Fazit der COP27

„Krone“ bei COP27: So versagen wir beim Klima

Ausland
20.11.2022 16:40

Das Tor zur Klimahölle konnte auch beim Ultramarathon-Gipfel, der am Sonntag im Morgengrauen in Scharm el-Scheich zu Ende ging, nicht geschlossen werden! „Krone“-Umweltredakteur Mark Perry berichtet aus Scharm el-Scheich. 

Bis zur totalen körperlichen, geistigen und auch seelischen Erschöpfung hatten die letzten noch ausharrenden Delegierten - darunter auch Österreichs Verhandler mit Umweltministerin Leonore Gewessler an der Spitze - gerungen, um doch noch ein von der Menschheit heiß ersehntes Ergebnis über die Ziellinie zu bringen! Und dennoch lag - als die Sonne gerade glühend rot über der Wüste aufging - der Kampf gegen die Erderwärmung in Scherben, aber wenigstens nicht in Trümmern!
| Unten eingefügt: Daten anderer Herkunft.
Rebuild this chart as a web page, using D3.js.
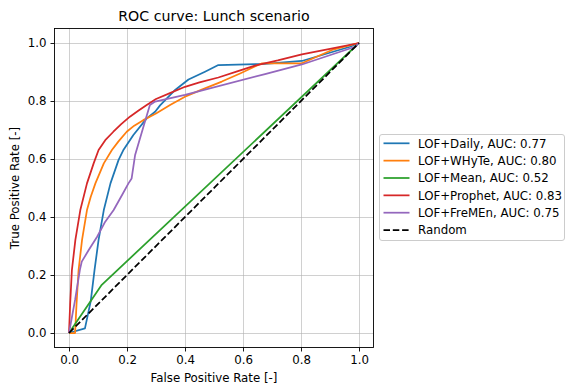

„Das Ergebnis der Klimakonferenz ist ein blamabler Minimalkompromiss. Wenn wir mit unserem Kurs Richtung Klimahölle brechen wollen, müssen die Staaten ihre klimaschädlichen Treibhausgase radikal senken. Dafür hat der Mut in Scharm el-Scheich jedoch gefehlt“, schlussfolgerte Jasmin Duregger, Klima- und Energieexpertin bei Greenpeace in Österreich, die als Beobachterin die Verhandlungen in Ägypten vor Ort verfolgt hatte, im Morgengrauen.

Zitat Icon

Das Ergebnis ist enttäuschend. Es bräuchte wesentlich mehr Tempo. Denn Klimaschutz ist zu einer Überlebensfrage geworden.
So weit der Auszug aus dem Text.